▼

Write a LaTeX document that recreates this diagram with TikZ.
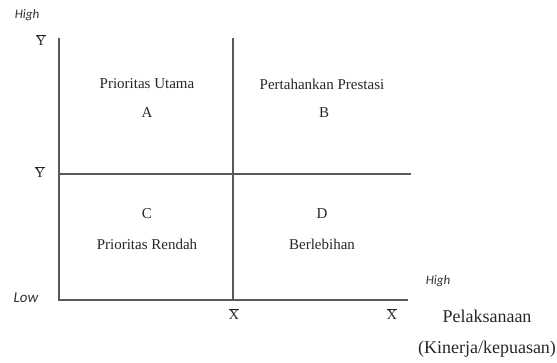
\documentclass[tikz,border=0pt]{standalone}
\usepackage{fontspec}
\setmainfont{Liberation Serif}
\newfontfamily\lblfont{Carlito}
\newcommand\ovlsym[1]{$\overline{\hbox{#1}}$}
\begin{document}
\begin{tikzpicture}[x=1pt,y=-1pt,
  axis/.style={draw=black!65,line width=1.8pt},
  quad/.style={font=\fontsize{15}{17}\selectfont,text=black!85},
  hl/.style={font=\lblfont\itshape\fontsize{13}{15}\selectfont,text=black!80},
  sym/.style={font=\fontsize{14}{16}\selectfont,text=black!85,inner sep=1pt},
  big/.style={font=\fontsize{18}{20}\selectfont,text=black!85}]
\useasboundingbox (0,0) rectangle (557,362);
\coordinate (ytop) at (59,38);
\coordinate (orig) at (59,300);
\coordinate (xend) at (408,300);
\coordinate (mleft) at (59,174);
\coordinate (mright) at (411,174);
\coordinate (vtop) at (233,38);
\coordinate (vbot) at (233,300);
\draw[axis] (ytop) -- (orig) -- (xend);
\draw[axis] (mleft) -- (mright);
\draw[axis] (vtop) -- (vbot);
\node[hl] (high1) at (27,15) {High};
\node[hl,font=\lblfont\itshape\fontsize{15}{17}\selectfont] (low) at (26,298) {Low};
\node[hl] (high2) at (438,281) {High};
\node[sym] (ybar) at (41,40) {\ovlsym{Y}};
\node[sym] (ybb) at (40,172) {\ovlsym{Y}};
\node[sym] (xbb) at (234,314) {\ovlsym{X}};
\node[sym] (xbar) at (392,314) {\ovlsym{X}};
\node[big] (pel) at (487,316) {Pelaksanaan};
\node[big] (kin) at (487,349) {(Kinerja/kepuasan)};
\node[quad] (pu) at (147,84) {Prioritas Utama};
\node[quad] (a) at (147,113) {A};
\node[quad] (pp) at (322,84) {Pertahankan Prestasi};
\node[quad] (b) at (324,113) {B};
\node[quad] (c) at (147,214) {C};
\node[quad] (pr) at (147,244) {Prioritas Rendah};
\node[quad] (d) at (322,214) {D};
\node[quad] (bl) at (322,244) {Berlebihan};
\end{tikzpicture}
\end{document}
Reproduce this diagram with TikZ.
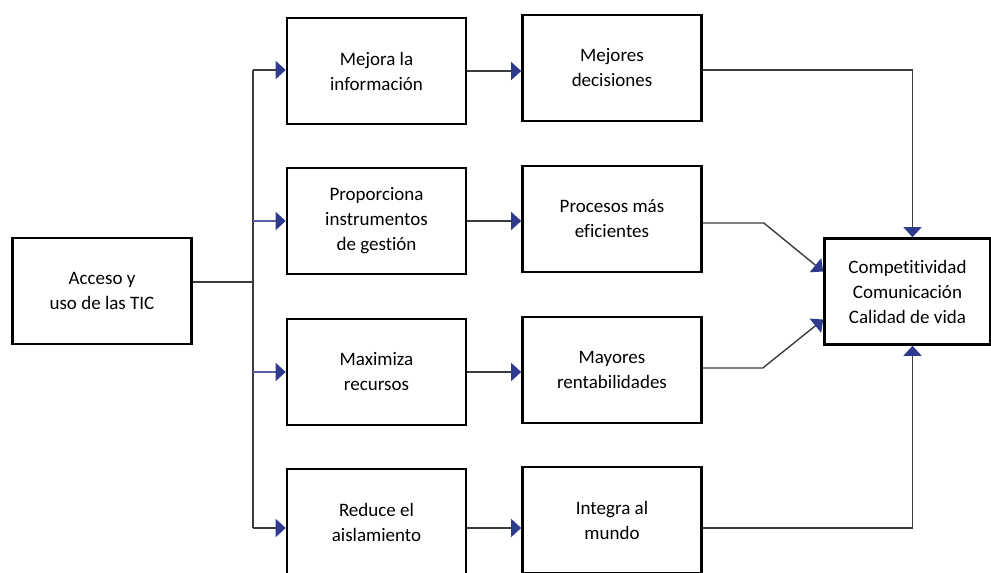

▲

Task directions: Collect each line containing the string "with".

Task response:
Write a LaTeX document that recreates this diagram with TikZ.
Reproduce this diagram with TikZ.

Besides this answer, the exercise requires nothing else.